Monday, 27 May 2013

NATC is STILL looking for a Head of IT Services

Contributed by Farzana Rasheed

Running a business is all about making decisions. We made the decision to hire 2 expatriates in a single month and unfortunately, not both hires were successful. We had to send one back. 

So, what happened?
What are the lessons?

As you all know we have been rather passionately looking for more qualified and experienced staff. See previous blog post:


We received an application for this post back in December and, after conducting several telephone interviews and a written test over e-mail, we decided to hired the applicant as a hardware expert since he was not qualified for the actual position. We negotiated renumeration; sent contracts back and forth; and, arranged for an airport visa and ticket. The technician, Tauseef Ahmad, arrived sometime in March from Pakistan and, has proved to have the requisite skills and work ethic. He wrote a post introducing himself. He will be handling our maintenance and servicing of equipment as per our various contracts. He is also in charge of any faulty equipment that comes to our workshop for diagnosis and repairs. All in all, it was a good hire and, we are on our way to setting up a very well-equipped workshop. Already Tauseef has upgraded our workshop with new diagnostic tools and, we can now repair faulty motherboards and parts instead of having to replace them entirely. It looks like Tauseef will be successful in his probation and, will work with us long term.

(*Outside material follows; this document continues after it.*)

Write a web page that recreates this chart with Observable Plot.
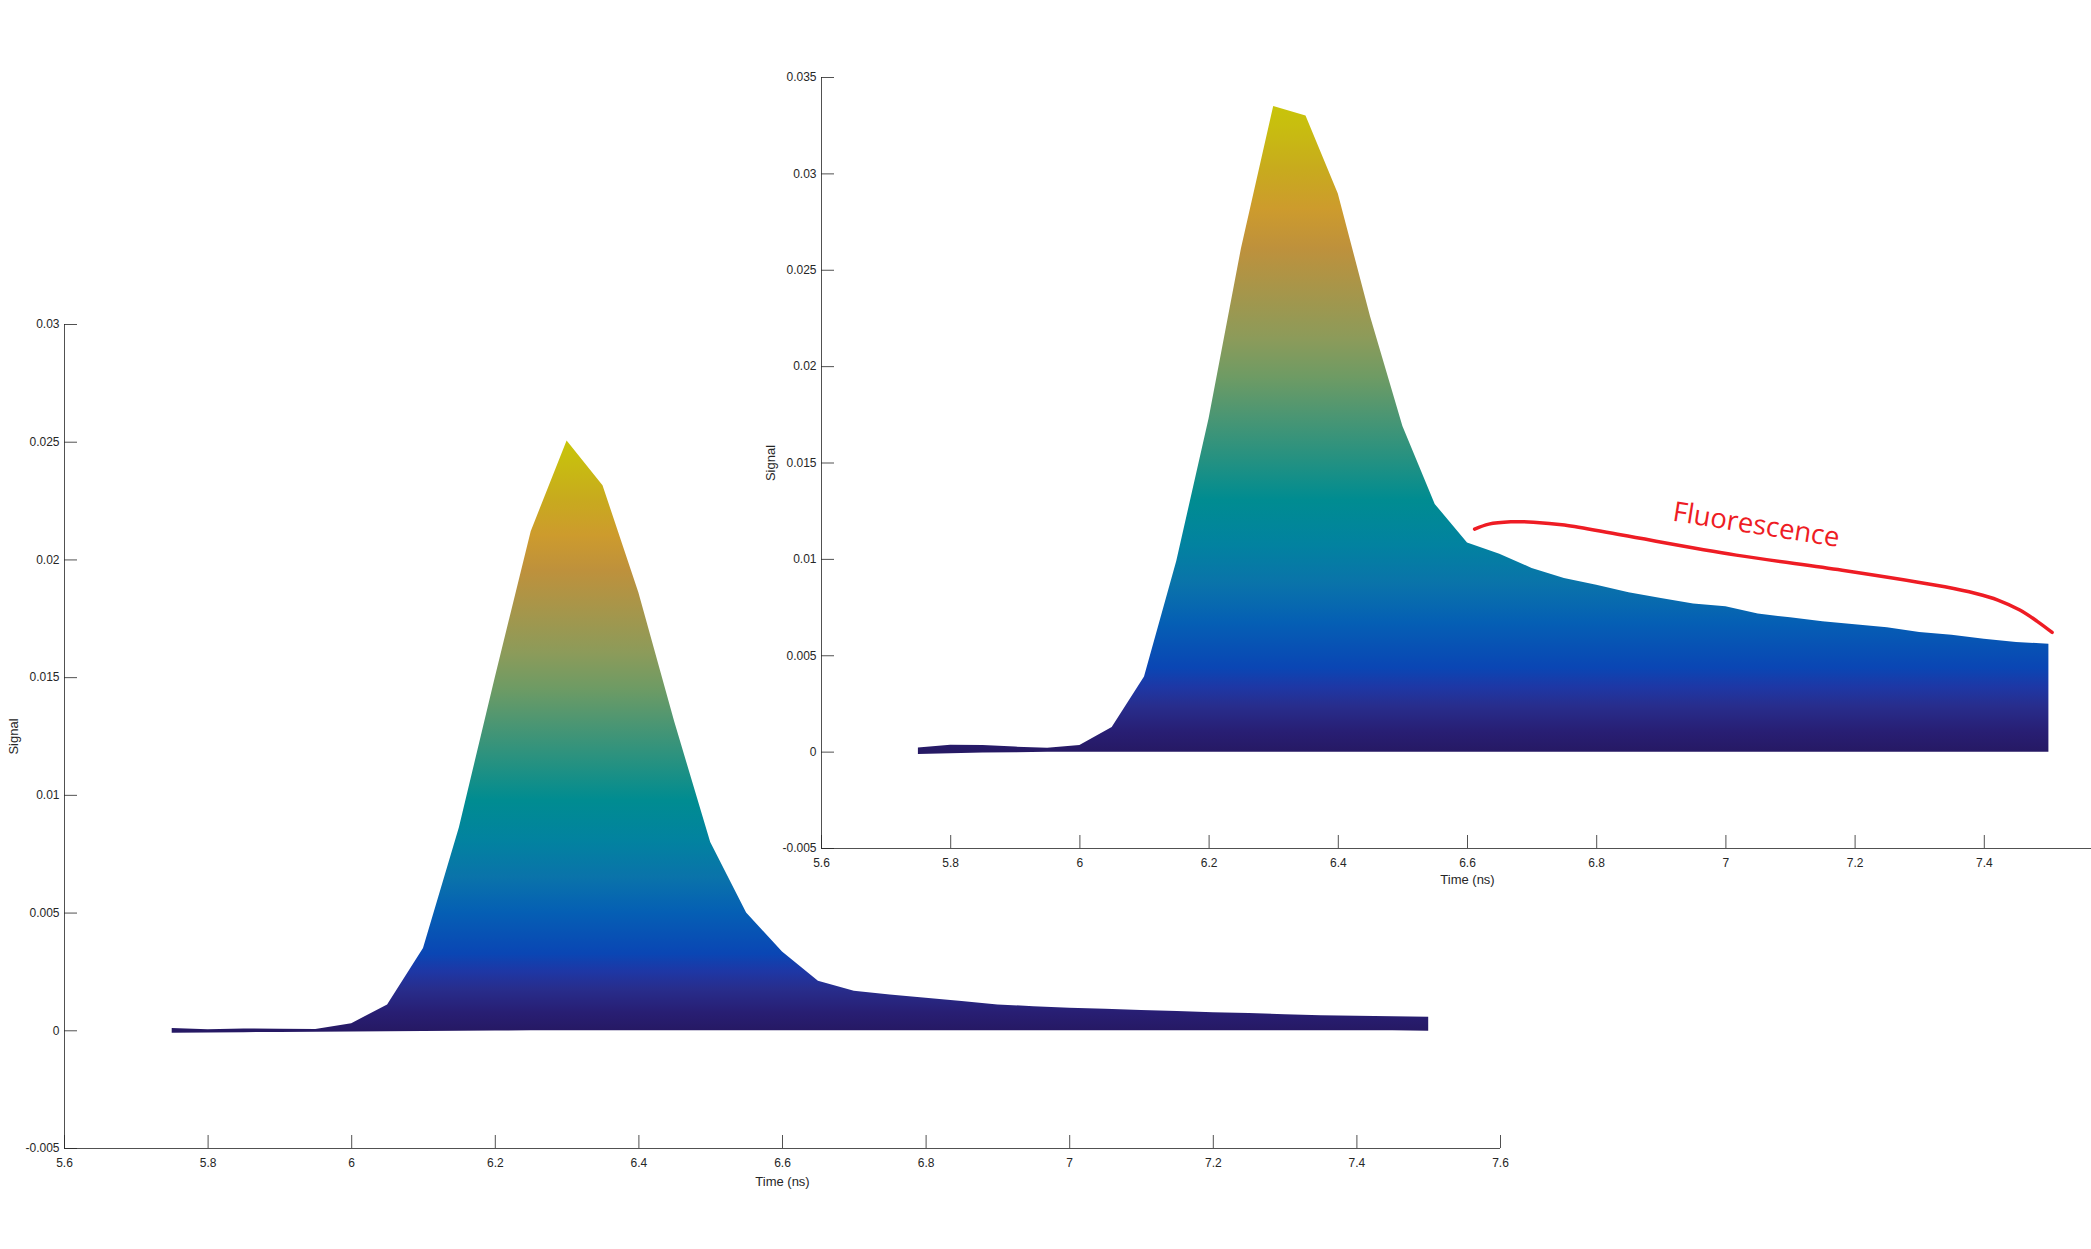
<!DOCTYPE html>
<html><head><meta charset="utf-8">
<script src="https://cdn.jsdelivr.net/npm/d3@7"></script>
<script src="https://cdn.jsdelivr.net/npm/@observablehq/plot@0.6"></script>
<style>
html,body{margin:0;padding:0;background:#fff;overflow:hidden;}
#wrap{position:relative;width:2091px;height:1249px;overflow:hidden;background:#fff;}
#wrap > svg{position:absolute;left:0;top:0;}
</style></head><body><div id="wrap"></div>
<script>
// ---- data ----
const time = [5.75,5.80,5.85,5.90,5.95,6.00,6.05,6.10,6.15,6.20,6.25,6.30,6.35,6.40,6.45,6.50,6.55,6.60,6.65,6.70,6.75,6.80,6.85,6.90,6.95,7.00,7.05,7.10,7.15,7.20,7.25,7.30,7.35,7.40,7.45,7.50];
const mainSignal = [0.00010,0.00004,0.00008,0.00006,0.00005,0.00030,0.00110,0.00350,0.00862,0.01500,0.02120,0.02505,0.02315,0.01860,0.01310,0.00800,0.00500,0.00335,0.00210,0.00168,0.00152,0.00138,0.00124,0.00110,0.00102,0.00096,0.00091,0.00086,0.00082,0.00077,0.00073,0.00068,0.00064,0.00062,0.00060,0.00058];
const mainBase = [-0.00010,-0.00009,-0.00008,-0.00007,-0.00006,-0.00005,-0.00004,-0.00003,-0.00002,-0.00001,0,0,0,0,0,0,0,0,0,0,0,0,0,0,0,0,0,0,0,0,0,0,0,0,0,-0.00002];
const insetSignal = [0.00022,0.00036,0.00035,0.00026,0.00020,0.00035,0.00128,0.00390,0.00990,0.01730,0.02610,0.03350,0.03300,0.02895,0.02258,0.01690,0.01285,0.01085,0.01027,0.00953,0.00901,0.00866,0.00827,0.00797,0.00768,0.00754,0.00716,0.00697,0.00676,0.00661,0.00645,0.00621,0.00607,0.00586,0.00569,0.00560];
const insetBase = [-0.00012,-0.00008,-0.00005,-0.00003,-0.00001,0,0,0,0,0,0,0,0,0,0,0,0,0,0,0,0,0,0,0,0,0,0,0,0,0,0,0,0,0,0,0];
const xTicks = [5.6,5.8,6,6.2,6.4,6.6,6.8,7,7.2,7.4,7.6];
const mainXLabels = [5.6,5.8,6,6.2,6.4,6.6,6.8,7,7.2,7.4,7.6];
const insetXLabels = [5.6,5.8,6,6.2,6.4,6.6,6.8,7,7.2,7.4];
const mainYTicks = [-0.005,0,0.005,0.01,0.015,0.02,0.025,0.03];
const insetYTicks = [-0.005,0,0.005,0.01,0.015,0.02,0.025,0.03,0.035];
const gradOffsets = [0,0.03,0.07,0.10,0.13,0.20,0.26,0.32,0.39,0.45,0.52,0.58,0.64,0.71,0.78,0.84,0.90,0.97,1];
const gradColors = ["#261964","#281e73","#282d8c","#1e37a5","#0a46b4","#055fb4","#0a73aa","#0282a0","#008c91","#239182","#4b9673","#6e9b64","#8c9b5a","#a5964b","#be913c","#cd9b2d","#c8aa1e","#c8be0f","#c8c40a"];
const fluorT = [6.611,6.633,6.667,6.702,6.750,6.839,7.016,7.180,7.339,7.387,7.421,7.455,7.483,7.505];
const fluorS = [0.01157,0.01183,0.01195,0.01193,0.01178,0.01126,0.01022,0.00944,0.00858,0.00823,0.00789,0.00737,0.00676,0.00621];
const noteText = ["Fluorescence"];
const noteT = [7.047];
const noteS = [0.01178];

const axisColor = "#262626";

function makeChart({id, signal, base, yTicks, xLabels, yDomain, width, height, marginLeft, marginRight, marginTop, marginBottom, xTitleDy, extra = []}) {
  const data = time.map((t, i) => ({t, hi: signal[i], lo: base[i]}));
  const peak = d3.max(signal);
  const gradient = (index, scales) => {
    const defs = d3.create("svg:defs");
    const g = defs.append("linearGradient").attr("id", id).attr("gradientUnits", "userSpaceOnUse")
      .attr("x1", 0).attr("x2", 0).attr("y1", scales.y(0)).attr("y2", scales.y(peak));
    gradOffsets.forEach((o, i) => g.append("stop").attr("offset", o).attr("stop-color", gradColors[i]));
    return defs.node();
  };
  return Plot.plot({
    width, height, marginLeft, marginRight, marginTop, marginBottom,
    x: {domain: [5.6, 7.6]},
    y: {domain: yDomain},
    style: {fontFamily: "'Liberation Sans', Arial, sans-serif", fontSize: "12px", color: axisColor, background: "transparent", maxWidth: "none", overflow: "visible"},
    marks: [
      gradient,
      Plot.areaY(data, {x: "t", y1: "lo", y2: "hi", fill: `url(#${id})`}),
      Plot.ruleY([yDomain[0]], {stroke: axisColor, strokeOpacity: 0.8}),
      Plot.ruleX([5.6], {stroke: axisColor, strokeOpacity: 0.8}),
      Plot.ruleX(xTicks, {y1: yDomain[0], y2: yDomain[0], insetTop: -13, stroke: axisColor, strokeOpacity: 0.8}),
      Plot.ruleY(yTicks, {x1: 5.6, x2: 5.6, insetRight: -13, stroke: axisColor, strokeOpacity: 0.8}),
      Plot.axisX(xLabels, {tickSize: 0, tickPadding: 10, label: null, tickFormat: d => String(d), fontSize: 12}),
      Plot.axisY(yTicks, {tickSize: 0, tickPadding: 5, label: null, tickFormat: d => String(d), fontSize: 12}),
      Plot.text(["Time (ns)"], {text: d => d, frameAnchor: "bottom", lineAnchor: "middle", textAnchor: "middle", dy: xTitleDy, fontSize: 13, fill: axisColor}),
      Plot.text(["Signal"], {text: d => d, frameAnchor: "left", textAnchor: "middle", lineAnchor: "middle", dx: -51, rotate: -90, fontSize: 13, fill: axisColor}),
      ...extra
    ]
  });
}

const wrap = document.getElementById("wrap");

const mainChart = makeChart({
  id: "gradMain", signal: mainSignal, base: mainBase, yTicks: mainYTicks, xLabels: mainXLabels, yDomain: [-0.005, 0.03],
  width: 1560, height: 1249, marginLeft: 64, marginRight: 60, marginTop: 324, marginBottom: 101, xTitleDy: 33.5
});
wrap.appendChild(mainChart);

const fluorData = fluorT.map((t, i) => ({t, s: fluorS[i]}));
const noteData = noteText.map((txt, i) => ({txt, t: noteT[i], s: noteS[i]}));
const insetChart = makeChart({
  id: "gradInset", signal: insetSignal, base: insetBase, yTicks: insetYTicks, xLabels: insetXLabels, yDomain: [-0.005, 0.035],
  width: 2200, height: 950, marginLeft: 821, marginRight: 87, marginTop: 77, marginBottom: 102, xTitleDy: 31.5,
  extra: [
    Plot.line(fluorData, {x: "t", y: "s", curve: "catmull-rom", stroke: "#ee1c24", strokeWidth: 3.5}),
    Plot.text(noteData, {x: "t", y: "s", text: "txt", rotate: 9, fontSize: 27.5, fill: "#ee1c24", fontFamily: "'Open Sans', 'Noto Sans', sans-serif"})
  ]
});
wrap.appendChild(insetChart);
</script>
</body></html>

The second hire  - which was for the actual post - was not successful. Incidentally, this person is also from Pakistan. Our decision to hire this person was based on pressures from one of our biggest clients who were not happy with a recent networking job. During a meeting, we were shown the very unprofessional job our staff had done with mounting an equipment rack. Unfortunately, we had not supervised that job and, were thoroughly embarrassed. Around that time we had received an application and, conducted 1 telephone interview and one written test. The applicant passed these tests and, without doing a second and more advanced stage of interviews, we decided to take a risk since all international hires which cannot be conduced in person cannot be assessed the same way in person interviews can be. It was a calculated risk and, we made a decision to hire the applicant. 

Khayam Ali was promptly hired and, unfortunately, soon after he arrived in Liberia, it was clear that he was not the right fit. We were quite disappointed since our impression of this person's skills and attitude towards work did not match reality. Moreover, he had been introduced to all our clients. After about a month, we decided to cut our losses short and, terminate his employment. Khayam has since returned back to Pakistan. 

I must say I am rather unimpressed with the communication skills of the expatriate staff despite the fact that English is one of Pakistan's official languages and, would definitely be the language of instruction for a field of study like IT. It also makes me realise that being able to capture your work and convey it in a concise and clear report is a skill not everyone has, Liberia or not! But I will continue to demand it and encourage my staff to improve their written English. 

We are now back to square one and, are still in dire need of a network engineer who can manage all our IT services and also, be able to tackle network issues. 

Running a business requires one to take calculated risks and, make decisions. In hindsight, it is clear that we were too hasty in hiring Khayam and, should have conducted a thorough interview. For instance, with Tauseef, it was very clear that we were only going to get a hardware expert. We were also aware of his limited written English skills and, are pushing him to improve them so he provide accurate reports and call logs. With Khayam, we got over excited and, believed that the first interview and written test were good enough. 

I will have to go back to the drawing board and, try to renew my efforts to find a network engineer. It has not been easy so far and in fact, the advertisement on Escape the City did not yield a single application! Word of mouth, advertisement on LinkedIn, and advertisement on the Google Expats Group Liberia have not been useful either. It is quite frustrating! 

Meanwhile, we will do our best to deliver the most professional, technically sound and efficient services with the staff I have. Which means, I'm always a bit doubtful and, pushing my staff to do a better job.